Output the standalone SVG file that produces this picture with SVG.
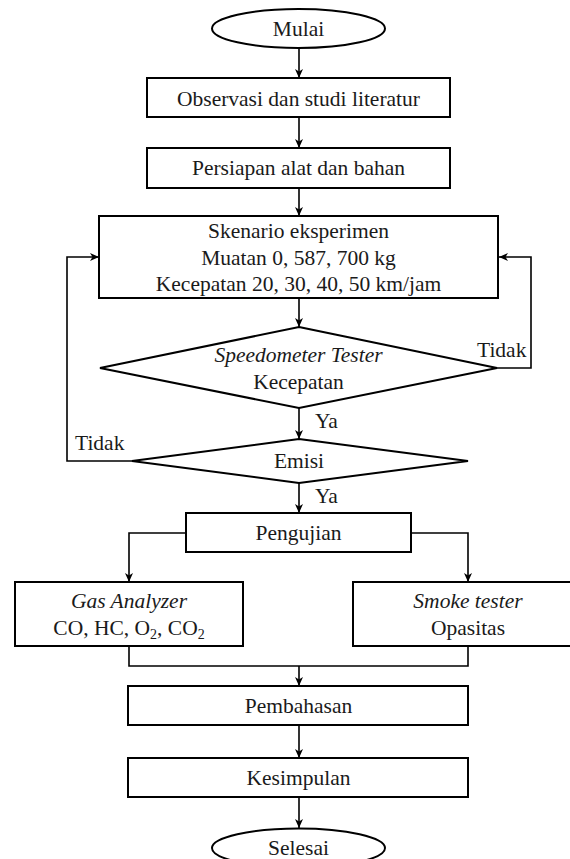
<svg xmlns="http://www.w3.org/2000/svg" width="570" height="859" viewBox="0 0 570 859">
<defs>
<style>
.n{fill:#fff;stroke:#000;stroke-width:2}
.t{font-family:'Liberation Serif','DejaVu Serif',serif;font-size:21.5px;fill:#1a1a1a;text-anchor:middle}
.l{font-family:'Liberation Serif','DejaVu Serif',serif;font-size:21.5px;fill:#1a1a1a}
.i{font-style:italic}
.c{fill:none;stroke:#000;stroke-width:1.6}
.a{marker-end:url(#ah)}
</style>
<marker id="ah" markerUnits="userSpaceOnUse" markerWidth="10" markerHeight="10" refX="9" refY="4" orient="auto">
<path d="M0,0 L9,4 L0,8 L2.5,4 z" fill="#000"/>
</marker>
</defs>
<rect width="570" height="859" fill="#fff"/>
<g id="connectors">
<line class="c a" x1="299" y1="48" x2="299" y2="78"/>
<line class="c a" x1="299" y1="117" x2="299" y2="148"/>
<line class="c a" x1="299" y1="188" x2="299" y2="216"/>
<line class="c a" x1="299" y1="298" x2="299" y2="327"/>
<line class="c a" x1="299" y1="408" x2="299" y2="439"/>
<polyline class="c a" points="497,368 531,368 531,257 499,257"/>
<polyline class="c a" points="132,461 67,461 67,257 99,257"/>
<line class="c a" x1="299" y1="483" x2="299" y2="513"/>
<polyline class="c a" points="186,533 129,533 129,582"/>
<polyline class="c a" points="411,533 468,533 468,582"/>
<polyline class="c" points="129,646 129,666 468,666 468,646"/>
<line class="c a" x1="299" y1="666" x2="299" y2="686"/>
<line class="c a" x1="299" y1="725" x2="299" y2="758"/>
<line class="c a" x1="299" y1="797" x2="299" y2="828"/>
<text class="l" font-family="Liberation Serif, serif" x="315" y="428">Ya</text>
<text class="l" font-family="Liberation Serif, serif" x="315" y="503">Ya</text>
<text class="l" font-family="Liberation Serif, serif" x="477" y="357">Tidak</text>
<text class="l" font-family="Liberation Serif, serif" x="75" y="450">Tidak</text>
</g>
<g id="mulai">
<ellipse class="n" cx="298.5" cy="28.5" rx="86.5" ry="19.5"/>
<text class="t" font-family="Liberation Serif, serif" x="298.5" y="36">Mulai</text>
</g>
<g id="observasi">
<rect class="n" x="147" y="78" width="303" height="39"/>
<text class="t" font-family="Liberation Serif, serif" x="298.5" y="106">Observasi dan studi literatur</text>
</g>
<g id="persiapan">
<rect class="n" x="147" y="148" width="303" height="40"/>
<text class="t" font-family="Liberation Serif, serif" x="298.5" y="175">Persiapan alat dan bahan</text>
</g>
<g id="skenario">
<rect class="n" x="99" y="216" width="399" height="82"/>
<text class="t" font-family="Liberation Serif, serif" x="298.5" y="238">Skenario eksperimen</text>
<text class="t" font-family="Liberation Serif, serif" x="298.5" y="265">Muatan 0, 587, 700 kg</text>
<text class="t" font-family="Liberation Serif, serif" x="298.5" y="291">Kecepatan 20, 30, 40, 50 km/jam</text>
</g>
<g id="speedometer">
<polygon class="n" points="299,327 497,368 299,408 100,368"/>
<text class="t i" font-family="Liberation Serif, serif" x="298.5" y="362">Speedometer Tester</text>
<text class="t" font-family="Liberation Serif, serif" x="298.5" y="389">Kecepatan</text>
</g>
<g id="emisi">
<polygon class="n" points="299,439 468,461 299,483 132,461"/>
<text class="t" font-family="Liberation Serif, serif" x="299" y="468">Emisi</text>
</g>
<g id="pengujian">
<rect class="n" x="186" y="513" width="225" height="39"/>
<text class="t" font-family="Liberation Serif, serif" x="298.5" y="540">Pengujian</text>
</g>
<g id="gas">
<rect class="n" x="15" y="582" width="228" height="64"/>
<text class="t i" font-family="Liberation Serif, serif" x="129" y="608">Gas Analyzer</text>
<text class="t" font-family="Liberation Serif, serif" x="129" y="635">CO, HC, O<tspan font-size="14" dy="4">2</tspan><tspan dy="-4">, CO</tspan><tspan font-size="14" dy="4">2</tspan></text>
</g>
<g id="smoke">
<rect class="n" x="353" y="582" width="232" height="64"/>
<text class="t i" font-family="Liberation Serif, serif" x="468" y="608">Smoke tester</text>
<text class="t" font-family="Liberation Serif, serif" x="468" y="635">Opasitas</text>
</g>
<g id="pembahasan">
<rect class="n" x="128" y="686" width="340" height="39"/>
<text class="t" font-family="Liberation Serif, serif" x="298.5" y="713">Pembahasan</text>
</g>
<g id="kesimpulan">
<rect class="n" x="128" y="758" width="340" height="39"/>
<text class="t" font-family="Liberation Serif, serif" x="298.5" y="785">Kesimpulan</text>
</g>
<g id="selesai">
<ellipse class="n" cx="298.5" cy="848" rx="86.5" ry="19.5"/>
<text class="t" font-family="Liberation Serif, serif" x="298.5" y="855">Selesai</text>
</g>
</svg>
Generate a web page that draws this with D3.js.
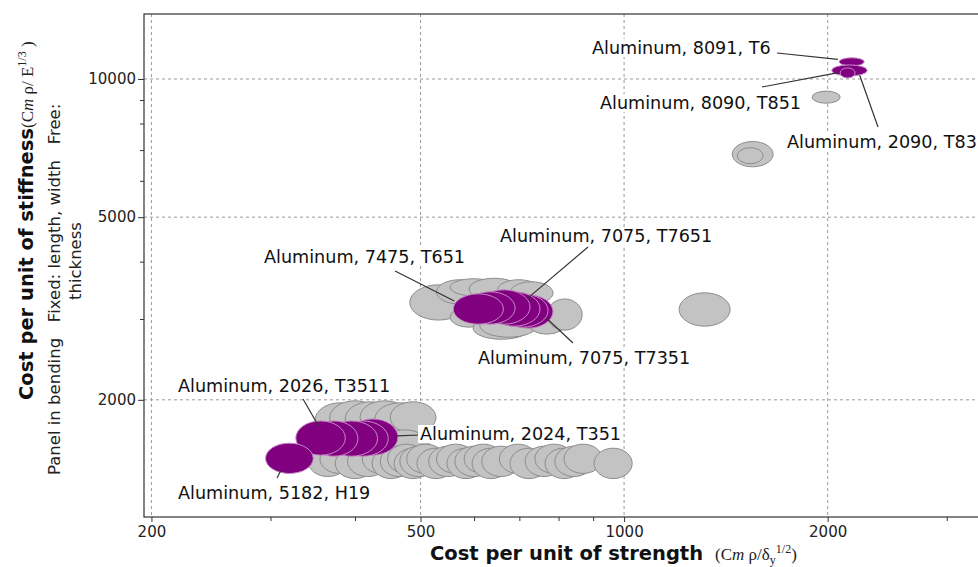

* Problem *
Copy the whole listing above word for word but do not carry over the pictures.

* Exercise solution *
Output the standalone SVG file that produces this picture with SVG.
<svg xmlns="http://www.w3.org/2000/svg" width="570" height="859" viewBox="0 0 570 859">
<defs>
<style>
.n{fill:#fff;stroke:#000;stroke-width:2}
.t{font-family:'Liberation Serif','DejaVu Serif',serif;font-size:21.5px;fill:#1a1a1a;text-anchor:middle}
.l{font-family:'Liberation Serif','DejaVu Serif',serif;font-size:21.5px;fill:#1a1a1a}
.i{font-style:italic}
.c{fill:none;stroke:#000;stroke-width:1.6}
.a{marker-end:url(#ah)}
</style>
<marker id="ah" markerUnits="userSpaceOnUse" markerWidth="10" markerHeight="10" refX="9" refY="4" orient="auto">
<path d="M0,0 L9,4 L0,8 L2.5,4 z" fill="#000"/>
</marker>
</defs>
<rect width="570" height="859" fill="#fff"/>
<g id="connectors">
<line class="c a" x1="299" y1="48" x2="299" y2="78"/>
<line class="c a" x1="299" y1="117" x2="299" y2="148"/>
<line class="c a" x1="299" y1="188" x2="299" y2="216"/>
<line class="c a" x1="299" y1="298" x2="299" y2="327"/>
<line class="c a" x1="299" y1="408" x2="299" y2="439"/>
<polyline class="c a" points="497,368 531,368 531,257 499,257"/>
<polyline class="c a" points="132,461 67,461 67,257 99,257"/>
<line class="c a" x1="299" y1="483" x2="299" y2="513"/>
<polyline class="c a" points="186,533 129,533 129,582"/>
<polyline class="c a" points="411,533 468,533 468,582"/>
<polyline class="c" points="129,646 129,666 468,666 468,646"/>
<line class="c a" x1="299" y1="666" x2="299" y2="686"/>
<line class="c a" x1="299" y1="725" x2="299" y2="758"/>
<line class="c a" x1="299" y1="797" x2="299" y2="828"/>
<text class="l" font-family="Liberation Serif, serif" x="315" y="428">Ya</text>
<text class="l" font-family="Liberation Serif, serif" x="315" y="503">Ya</text>
<text class="l" font-family="Liberation Serif, serif" x="477" y="357">Tidak</text>
<text class="l" font-family="Liberation Serif, serif" x="75" y="450">Tidak</text>
</g>
<g id="mulai">
<ellipse class="n" cx="298.5" cy="28.5" rx="86.5" ry="19.5"/>
<text class="t" font-family="Liberation Serif, serif" x="298.5" y="36">Mulai</text>
</g>
<g id="observasi">
<rect class="n" x="147" y="78" width="303" height="39"/>
<text class="t" font-family="Liberation Serif, serif" x="298.5" y="106">Observasi dan studi literatur</text>
</g>
<g id="persiapan">
<rect class="n" x="147" y="148" width="303" height="40"/>
<text class="t" font-family="Liberation Serif, serif" x="298.5" y="175">Persiapan alat dan bahan</text>
</g>
<g id="skenario">
<rect class="n" x="99" y="216" width="399" height="82"/>
<text class="t" font-family="Liberation Serif, serif" x="298.5" y="238">Skenario eksperimen</text>
<text class="t" font-family="Liberation Serif, serif" x="298.5" y="265">Muatan 0, 587, 700 kg</text>
<text class="t" font-family="Liberation Serif, serif" x="298.5" y="291">Kecepatan 20, 30, 40, 50 km/jam</text>
</g>
<g id="speedometer">
<polygon class="n" points="299,327 497,368 299,408 100,368"/>
<text class="t i" font-family="Liberation Serif, serif" x="298.5" y="362">Speedometer Tester</text>
<text class="t" font-family="Liberation Serif, serif" x="298.5" y="389">Kecepatan</text>
</g>
<g id="emisi">
<polygon class="n" points="299,439 468,461 299,483 132,461"/>
<text class="t" font-family="Liberation Serif, serif" x="299" y="468">Emisi</text>
</g>
<g id="pengujian">
<rect class="n" x="186" y="513" width="225" height="39"/>
<text class="t" font-family="Liberation Serif, serif" x="298.5" y="540">Pengujian</text>
</g>
<g id="gas">
<rect class="n" x="15" y="582" width="228" height="64"/>
<text class="t i" font-family="Liberation Serif, serif" x="129" y="608">Gas Analyzer</text>
<text class="t" font-family="Liberation Serif, serif" x="129" y="635">CO, HC, O<tspan font-size="14" dy="4">2</tspan><tspan dy="-4">, CO</tspan><tspan font-size="14" dy="4">2</tspan></text>
</g>
<g id="smoke">
<rect class="n" x="353" y="582" width="232" height="64"/>
<text class="t i" font-family="Liberation Serif, serif" x="468" y="608">Smoke tester</text>
<text class="t" font-family="Liberation Serif, serif" x="468" y="635">Opasitas</text>
</g>
<g id="pembahasan">
<rect class="n" x="128" y="686" width="340" height="39"/>
<text class="t" font-family="Liberation Serif, serif" x="298.5" y="713">Pembahasan</text>
</g>
<g id="kesimpulan">
<rect class="n" x="128" y="758" width="340" height="39"/>
<text class="t" font-family="Liberation Serif, serif" x="298.5" y="785">Kesimpulan</text>
</g>
<g id="selesai">
<ellipse class="n" cx="298.5" cy="848" rx="86.5" ry="19.5"/>
<text class="t" font-family="Liberation Serif, serif" x="298.5" y="855">Selesai</text>
</g>
</svg>
Generate a web page that draws this with D3.js.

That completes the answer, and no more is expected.